Corner of CTV building sat on 'soft' ground
The soil under the Canterbury Television building was "soft" in the north-east corner, a royal commission of inquiry has heard.
Tim Sinclair, a chartered professional engineer for Tonkin & Taylor and an expert in foundation engineering, is giving evidence during a public hearing into the CTV collapse during the February 2011 earthquake. The collapse claimed 115 lives.
Sinclair prepared and contributed to a report on the soil at the CTV site. His findings were given to structural engineers Clark Hyland and Ashley Smith for their co-authored report to the Department of Building and Housing (DBH).
Sinclair said the interpretation of the soil under the CTV building in 1986 was that there was a "consistent'' gravel layer of about 4m across the site, with silt (sand) below.

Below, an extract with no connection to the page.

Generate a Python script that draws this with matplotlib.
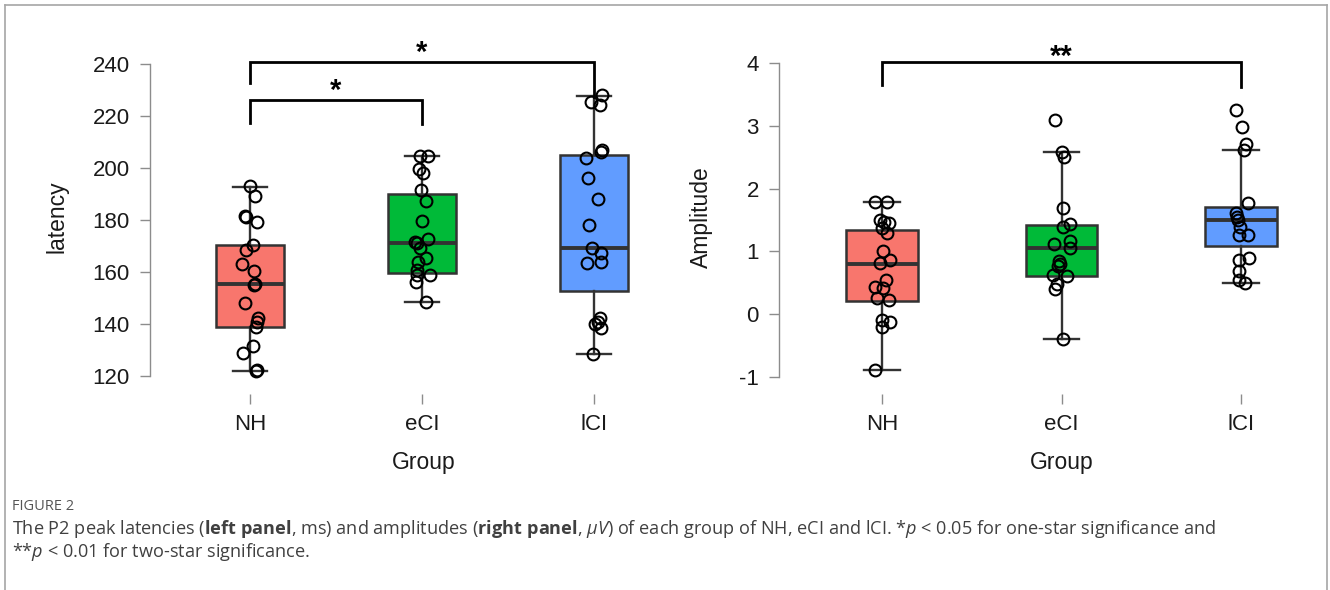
import matplotlib
matplotlib.use("Agg")
import matplotlib.pyplot as plt
from matplotlib.lines import Line2D

plt.rcParams.update({"font.family": "Liberation Sans"})
plt.rcParams["mathtext.fontset"] = "custom"
plt.rcParams["mathtext.rm"] = "Open Sans"
plt.rcParams["mathtext.bf"] = "Open Sans:bold"
plt.rcParams["mathtext.it"] = "Open Sans:italic"

groups = ["NH", "eCI", "lCI"]
COLORS = ["#F8766D", "#00BA38", "#619CFF"]
EDGE = "#333333"
AXIS_GREY = "#8c8c8c"

# ---- left panel: latency (ms) ----
lat_q1 = [138.8, 159.7, 152.8]
lat_med = [155.4, 171.0, 169.1]
lat_q3 = [170.4, 189.9, 205.0]
lat_lo = [122.0, 148.3, 128.5]
lat_hi = [192.7, 204.6, 227.8]

lat_NH = [193.1, 189.2, 181.5, 181.0, 179.1, 170.5, 168.5, 163.0, 160.5, 155.4,
          155.0, 148.0, 142.4, 140.9, 139.0, 131.7, 129.0, 122.3, 122.0]
lat_NH_dx = [-0.002, 0.029, -0.029, -0.02, 0.039, 0.018, -0.021, -0.049, 0.023, 0.027,
             0.022, -0.029, 0.047, 0.039, 0.033, 0.018, -0.039, 0.039, 0.033]
lat_eCI = [204.6, 204.6, 199.5, 198.2, 191.5, 187.4, 179.7, 171.4, 171.0, 172.7,
           169.1, 165.3, 164.0, 160.8, 158.8, 158.8, 156.3, 148.3]
lat_eCI_dx = [-0.010, 0.035, -0.019, 0.006, -0.006, 0.023, 0.0, -0.039, -0.029, 0.035,
              -0.010, 0.023, -0.023, -0.029, -0.029, 0.049, -0.033, 0.023]
lat_lCI = [228.0, 225.5, 224.2, 206.9, 206.3, 204.0, 196.0, 188.1, 178.1, 169.1,
           167.4, 163.6, 164.0, 142.2, 140.9, 139.9, 138.3, 128.5]
lat_lCI_dx = [0.045, -0.016, 0.035, 0.045, 0.039, -0.045, -0.033, 0.025, -0.029, -0.014,
              0.043, -0.039, 0.039, 0.035, 0.025, 0.006, 0.039, -0.004]

# ---- right panel: amplitude (uV) ----
amp_q1 = [0.21, 0.61, 1.08]
amp_med = [0.80, 1.05, 1.50]
amp_q3 = [1.34, 1.42, 1.70]
amp_lo = [-0.89, -0.39, 0.50]
amp_hi = [1.78, 2.58, 2.61]

amp_NH = [1.78, 1.78, 1.50, 1.46, 1.45, 1.37, 1.29, 1.01, 0.86, 0.81,
          0.54, 0.44, 0.41, 0.25, 0.23, -0.09, -0.12, -0.20, -0.89]
amp_NH_dx = [-0.037, 0.028, -0.009, 0.013, 0.041, 0.0, 0.028, 0.007, 0.046, -0.009,
             0.022, -0.039, 0.004, -0.028, 0.041, -0.002, 0.046, 0.0, -0.037]
amp_eCI = [3.10, 2.58, 2.50, 1.69, 1.44, 1.39, 1.17, 1.12, 1.05, 0.84,
           0.80, 0.76, 0.62, 0.61, 0.48, 0.40, -0.39]
amp_eCI_dx = [-0.037, 0.0, 0.015, 0.006, 0.046, 0.009, 0.046, -0.043, 0.046, -0.013,
              -0.006, -0.019, -0.050, 0.032, -0.024, -0.037, 0.009]
amp_lCI = [3.25, 2.98, 2.71, 2.61, 1.77, 1.61, 1.55, 1.50, 1.39, 1.26,
           1.26, 0.87, 0.89, 0.68, 0.54, 0.50]
amp_lCI_dx = [-0.028, 0.006, 0.028, 0.019, 0.041, -0.028, -0.024, -0.019, -0.006, -0.009,
              0.041, -0.009, 0.043, -0.009, -0.009, 0.024]


def Box_panel(ax, q1, med, q3, lo, hi, pts, dxs, ylab, yticks, ylim, xlim):
    stats = []
    for i in range(3):
        stats.append({"q1": q1[i], "med": med[i], "q3": q3[i],
                      "whislo": lo[i], "whishi": hi[i], "fliers": []})
    bp = ax.bxp(stats, positions=[1, 2, 3], widths=0.4, capwidths=0.2,
                patch_artist=True, showfliers=False,
                boxprops=dict(edgecolor=EDGE, linewidth=1.8),
                medianprops=dict(color=EDGE, linewidth=2.8),
                whiskerprops=dict(color=EDGE, linewidth=1.7),
                capprops=dict(color=EDGE, linewidth=1.7))
    for patch, c in zip(bp["boxes"], COLORS):
        patch.set_facecolor(c)
    for i in range(3):
        xs = [i + 1 + d for d in dxs[i]]
        ax.plot(xs, pts[i], "o", mfc="none", mec="black", ms=8.5, mew=1.5, zorder=5)

    ax.set_xlim(xlim)
    ax.set_ylim(ylim)
    ax.set_yticks(yticks)
    ax.set_yticklabels([str(t) for t in yticks])
    ax.set_xticks([1, 2, 3])
    ax.set_xticklabels(groups)
    for s in ["top", "right", "bottom"]:
        ax.spines[s].set_visible(False)
    ax.spines["left"].set_color(AXIS_GREY)
    ax.spines["left"].set_linewidth(1.0)
    ax.spines["left"].set_bounds(yticks[0], yticks[-1])
    ax.tick_params(axis="both", direction="out", length=7.5, width=1.0,
                   color=AXIS_GREY, labelsize=16, labelcolor="#1a1a1a", pad=7)
    ax.set_ylabel(ylab, fontsize=16.5, color="#1a1a1a")
    ax.set_xlabel("Group", fontsize=16.5, color="#1a1a1a")
    ax.set_facecolor("white")


def Bracket(ax, x1, x2, y, yl1, yl2, label, ystar):
    ax.plot([x1, x1, x2, x2], [yl1, y, y, yl2], color="black", lw=2.0,
            solid_joinstyle="miter", clip_on=False, zorder=6)
    ax.text((x1 + x2) / 2, ystar, label, ha="center", va="center",
            fontsize=21, fontweight="bold", clip_on=False)


fig = plt.figure(figsize=(13.3, 5.9), dpi=100)
fig.patch.set_facecolor("white")

W, H = 1330.0, 590.0
axL = fig.add_axes([150 / W, (H - 394) / H, 500 / W, 354 / H])
axR = fig.add_axes([779 / W, (H - 394) / H, 511 / W, 354 / H])

Box_panel(axL, lat_q1, lat_med, lat_q3, lat_lo, lat_hi,
          [lat_NH, lat_eCI, lat_lCI], [lat_NH_dx, lat_eCI_dx, lat_lCI_dx],
          "latency", [120, 140, 160, 180, 200, 220, 240],
          (113.08, 249.2), (0.419, 3.326))
Box_panel(axR, amp_q1, amp_med, amp_q3, amp_lo, amp_hi,
          [amp_NH, amp_eCI, amp_lCI], [amp_NH_dx, amp_eCI_dx, amp_lCI_dx],
          "Amplitude", [-1, 0, 1, 2, 3, 4],
          (-1.271, 4.366), (0.426, 3.273))

axL.yaxis.set_label_coords(-0.164, 0.5)
axR.yaxis.set_label_coords(-0.129, 0.5)
axL.xaxis.set_label_coords(0.548, -0.16)
axR.xaxis.set_label_coords(0.554, -0.16)

# significance brackets
Bracket(axL, 1, 2, 226.2, 217.3, 216.8, "*", 229.8)
Bracket(axL, 1, 3, 240.8, 232.7, 227.3, "*", 244.2)
Bracket(axR, 1, 3, 4.016, 3.65, 3.61, "**", 4.09)

# frame around the figure
for xs, ys in [([4.5, 4.5], [590, 5]), ([4.5, 1326.5], [5, 5]), ([1326.5, 1326.5], [5, 590])]:
    fig.add_artist(Line2D([x / W for x in xs], [1 - y / H for y in ys],
                          color="#a6a6a6", lw=1.2))

# caption
fig.text(12 / W, 1 - 506 / H, "FIGURE 2", fontsize=10.5, color="#555555",
         family="Open Sans", va="center", ha="left")
line1 = (r"The P2 peak latencies ($\mathbf{left\ panel}$, ms) and amplitudes "
         r"($\mathbf{right\ panel}$, $\mathit{\mu V}$) of each group of NH, eCI and lCI. "
         r"*$\mathit{p}$ < 0.05 for one-star significance and")
line2 = r"**$\mathit{p}$ < 0.01 for two-star significance."
fig.text(12 / W, 1 - 529 / H, line1, fontsize=13.1, color="#404040",
         family="Open Sans", va="center", ha="left")
fig.text(12 / W, 1 - 552 / H, line2, fontsize=13.1, color="#404040",
         family="Open Sans", va="center", ha="left")

plt.savefig("out.png", dpi=100)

Soil "stiffness'' was important for the resilience of the ground as well as its connection to the building above, he said.

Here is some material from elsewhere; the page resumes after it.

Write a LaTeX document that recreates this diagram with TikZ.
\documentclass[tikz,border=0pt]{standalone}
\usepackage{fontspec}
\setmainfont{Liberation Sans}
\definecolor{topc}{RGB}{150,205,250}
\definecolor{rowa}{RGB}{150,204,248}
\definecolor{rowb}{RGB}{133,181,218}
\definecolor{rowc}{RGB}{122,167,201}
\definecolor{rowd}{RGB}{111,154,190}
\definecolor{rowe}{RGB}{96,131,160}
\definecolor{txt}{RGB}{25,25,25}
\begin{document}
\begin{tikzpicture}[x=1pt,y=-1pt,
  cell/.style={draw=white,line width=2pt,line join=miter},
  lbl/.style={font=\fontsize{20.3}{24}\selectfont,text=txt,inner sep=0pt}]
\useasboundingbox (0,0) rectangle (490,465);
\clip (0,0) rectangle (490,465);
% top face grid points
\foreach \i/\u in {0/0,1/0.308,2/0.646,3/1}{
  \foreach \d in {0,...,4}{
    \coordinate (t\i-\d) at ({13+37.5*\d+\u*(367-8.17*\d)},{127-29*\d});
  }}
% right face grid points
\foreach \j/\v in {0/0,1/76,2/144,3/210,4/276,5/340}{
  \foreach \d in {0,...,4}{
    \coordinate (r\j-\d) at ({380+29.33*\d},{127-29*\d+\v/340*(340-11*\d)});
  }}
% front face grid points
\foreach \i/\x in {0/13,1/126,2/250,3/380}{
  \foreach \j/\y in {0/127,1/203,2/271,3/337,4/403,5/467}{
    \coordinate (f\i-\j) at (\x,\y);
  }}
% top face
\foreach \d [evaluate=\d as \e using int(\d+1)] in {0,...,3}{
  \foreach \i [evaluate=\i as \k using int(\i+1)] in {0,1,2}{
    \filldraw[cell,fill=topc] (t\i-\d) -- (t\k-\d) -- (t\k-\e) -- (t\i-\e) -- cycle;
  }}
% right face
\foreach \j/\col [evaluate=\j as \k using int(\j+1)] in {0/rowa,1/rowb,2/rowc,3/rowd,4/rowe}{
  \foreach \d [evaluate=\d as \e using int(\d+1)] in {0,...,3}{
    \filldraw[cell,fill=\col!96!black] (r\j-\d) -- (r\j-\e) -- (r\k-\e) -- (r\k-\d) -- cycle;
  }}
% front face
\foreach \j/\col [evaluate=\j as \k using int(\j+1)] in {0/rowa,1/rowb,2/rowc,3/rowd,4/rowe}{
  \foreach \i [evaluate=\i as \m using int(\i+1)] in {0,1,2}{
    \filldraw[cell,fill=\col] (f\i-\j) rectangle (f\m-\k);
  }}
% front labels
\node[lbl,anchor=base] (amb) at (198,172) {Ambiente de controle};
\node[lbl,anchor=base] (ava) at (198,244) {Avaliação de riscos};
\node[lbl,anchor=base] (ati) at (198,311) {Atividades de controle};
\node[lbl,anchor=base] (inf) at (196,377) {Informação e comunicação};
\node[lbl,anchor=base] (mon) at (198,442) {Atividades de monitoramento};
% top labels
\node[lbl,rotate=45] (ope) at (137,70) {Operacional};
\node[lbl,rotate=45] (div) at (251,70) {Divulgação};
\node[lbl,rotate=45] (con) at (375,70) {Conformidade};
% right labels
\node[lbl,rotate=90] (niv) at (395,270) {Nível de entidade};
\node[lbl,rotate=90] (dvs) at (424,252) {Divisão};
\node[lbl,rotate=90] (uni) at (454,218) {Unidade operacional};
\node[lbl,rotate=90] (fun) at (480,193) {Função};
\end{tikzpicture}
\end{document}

However, he found in one area - what he called the north-east quadrant - the gravel was largely "absent''.
In one bore hole he drilled there was only about 100mm of gravel, then silt.
That meant the ground in that corner was softer, Sinclair said.
About 13 bore holes were drilled by machine and by hand on the CTV site for the building's construction.
In areas where the gravel did go down to 4m, Sinclair found some bore holes did not reach the silt below.
Earlier the commission heard from Dr Brendon Bradley, director of Bradley Seismic and a lecturer in civil and natural resources engineering at Canterbury University.
Bradley said in spite of suggestions the CTV site was, by nature, particularly vulnerable to the vertical forces experienced during the February, it was in fact consistent with results seen in similar events elsewhere.
Based on the evidence to date, the vertical nature of the February 2011 quake was not "unique", Bradley said.